It’s not going to be long before entries for the Manx Two Day are available, and indeed the entries for the Classic Manx Two Day are already out and about (and probably full by now I guess). And you may well have heard or have read that the reciprocal health agreement between the UK and the Isle of Man health service has been rescinded, which could have a significant affect on your finances should you be involved in an accident on the Island. So at the request of the island’s trials organisers, I have repeated in full their press release about the situation as it is now.
The Isle of Man Health Service is not part of the UK NHS and, except for immediately necessary and emergency treatment which does not require admission to hospital, visitors to the Isle of Man (including UK residents) who require treatment will be expected to pay for it.
ACU and SACU competitors are only covered by the ACU Insurance Policy for treatment required as the result of injuries sustained in an accident occurring during the event. It is therefore strongly recommended that all visitors to the Isle of Man ensure that they have appropriate insurance in place which will cover any treatment costs and repatriation to the UK by air ambulance if that should prove necessary.
This new situation applies to the competitor and every member of his team and family.

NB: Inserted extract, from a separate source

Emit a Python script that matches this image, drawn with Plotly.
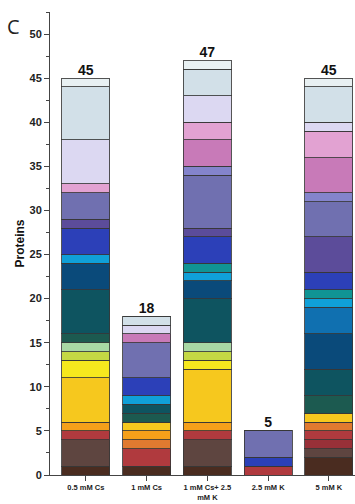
import plotly.graph_objects as go

# Conditions (x categories)
conditions = ["0.5 mM Cs", "1 mM Cs", "1 mM Cs+ 2.5<br>mM K", "2.5 mM K", "5 mM K"]

# Protein counts per functional group, stacked bottom to top
group_colors = [
    "#4a2c20", "#5e4540", "#983038", "#b03a3e", "#e07a30",
    "#f5a01a", "#f6c81e", "#f6e81e", "#c4d844", "#a8d8a4",
    "#1c5a50", "#0e5460", "#0a4a7a", "#1070b0", "#10a0d8",
    "#109494", "#2c40b8", "#5c4c9a", "#7070b0", "#8484cc",
    "#c87ab8", "#e2a2d2", "#dcd8f2", "#d2e0e8", "#e8f0f2",
]
group_counts = [
    [1, 1, 1, 0, 2],
    [3, 0, 3, 0, 1],
    [0, 0, 0, 0, 1],
    [1, 2, 1, 1, 1],
    [0, 1, 0, 0, 1],
    [1, 1, 1, 0, 0],
    [5, 1, 6, 0, 1],
    [2, 0, 1, 0, 0],
    [1, 0, 1, 0, 0],
    [1, 0, 1, 0, 0],
    [1, 1, 0, 0, 2],
    [5, 1, 5, 0, 3],
    [3, 0, 2, 0, 4],
    [0, 0, 0, 0, 3],
    [1, 1, 1, 0, 1],
    [0, 0, 1, 0, 1],
    [3, 2, 3, 1, 2],
    [1, 0, 1, 0, 4],
    [3, 4, 6, 3, 4],
    [0, 0, 1, 0, 1],
    [0, 1, 3, 0, 4],
    [1, 0, 2, 0, 3],
    [5, 1, 3, 0, 1],
    [6, 1, 3, 0, 4],
    [1, 0, 1, 0, 1],
]

xpos = list(range(len(conditions)))
totals = [sum(col) for col in zip(*group_counts)]

fig = go.Figure()
for color, counts in zip(group_colors, group_counts):
    fig.add_trace(go.Bar(
        x=xpos, y=counts, width=0.79,
        marker=dict(color=color, line=dict(color="rgba(55,55,55,0.85)", width=1)),
        showlegend=False, hoverinfo="skip",
    ))

# Totals above each stack
fig.add_trace(go.Scatter(
    x=xpos, y=totals, mode="text", text=[str(t) for t in totals],
    textposition="top center",
    textfont=dict(family="Liberation Sans", size=14, color="#111", weight="bold"),
    showlegend=False, hoverinfo="skip",
))

fig.update_layout(
    barmode="stack",
    width=355, height=504,
    margin=dict(l=50, r=0, t=12, b=29),
    paper_bgcolor="white", plot_bgcolor="white",
    font=dict(family="Liberation Sans", color="#222"),
    xaxis=dict(
        range=[-0.59, 4.43], tickvals=xpos, ticktext=conditions,
        showline=True, linecolor="#444", linewidth=1,
        ticks="outside", ticklen=5, tickcolor="#444",
        tickfont=dict(size=7.5, weight="bold", color="#222"),
        showgrid=False, zeroline=False, automargin=False,
    ),
    yaxis=dict(
        range=[0, 52.5], tickvals=list(range(0, 51, 5)),
        showline=True, linecolor="#444", linewidth=1,
        ticks="outside", ticklen=5, tickcolor="#444",
        minor=dict(dtick=2.5, tick0=0, ticks="outside", ticklen=3, tickcolor="#444"),
        tickfont=dict(size=11, weight="bold", color="#222"),
        title=dict(text="Proteins", font=dict(size=12, weight="bold", color="#111"), standoff=2),
        showgrid=False, zeroline=False,
    ),
    annotations=[dict(
        text="C", xref="paper", yref="paper", x=-0.148, y=0.968,
        xanchor="left", yanchor="middle", showarrow=False,
        font=dict(family="Open Sans", size=20, color="#222"),
    )],
)

fig.write_html("out.html")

Note - At the time of writing these new insurance requirements are still liable to change and clarification and further details may be published by way of Bulletins and Final Instructions. Please refer to our website www.manx2day.com for further details.
I was fairly critical in a passing remark last week about the cost of visiting The Tough One, Wirral Off Road’s extreme enduro that has a well deserved place in the winter calendar.
I was critical because WOR founder Steve Ireland was planning to charge £125 per car for an afternoon visit to a muddy quarry in mid Wales for his event. The event went off pretty well as far as I can gather, and whilst I didn’t attend – primarily due to the cost – Steve has posted a long reply on his organisation’s website and I read it as an admission that he got it totally wrong, witness the fact that the attendance was pretty poor.
Now, having been critical, it’s only right and fair to recognise Steve’s reply as a sensible admission that he misjudged the costings, and to admire him for it. The result next year as I understand it will be a significant reduction in the costs to spectate and a plan to move the event to a more agreeable time of year.
I’ve been to the Tough One a couple of times and it is a good event to watch, but in these financially straightened times, folks have to think they are getting value for money. And I think finances could well affect much of what happens this coming year. My own club, Lancs County, has the third round of the ACU’s Traditional Trials Championship in a couple of weeks, and there’s no way we are going to match last year’s fantastic 153 strong entry – at least not unless there’s a last minute deluge of entries through my letter box.
I think we’ll finish up about 25 riders short of last year’s total, and I consider that’s pretty good. The cost of travelling to north Lancashire from say southern England is considerable, particularly if riders interested in the series have been down to Cornwall the previous week. As it is, we have 121 signed up and I guess another half dozen or so will filter through this week.
As a club, we have tried to reconfigure the costs of our sport, even though they are small in comparison to other forms of bike sport, by offering a small reduction in entry fees for riders who bring their sons (or daughters) to ride in our Wednesday evening trials, by offering a dads/lads combined entry fee of £20, a saving of £4 from last year. The only qualification is that the youth is of school age – not for dads with 25 year old wage-earning lads!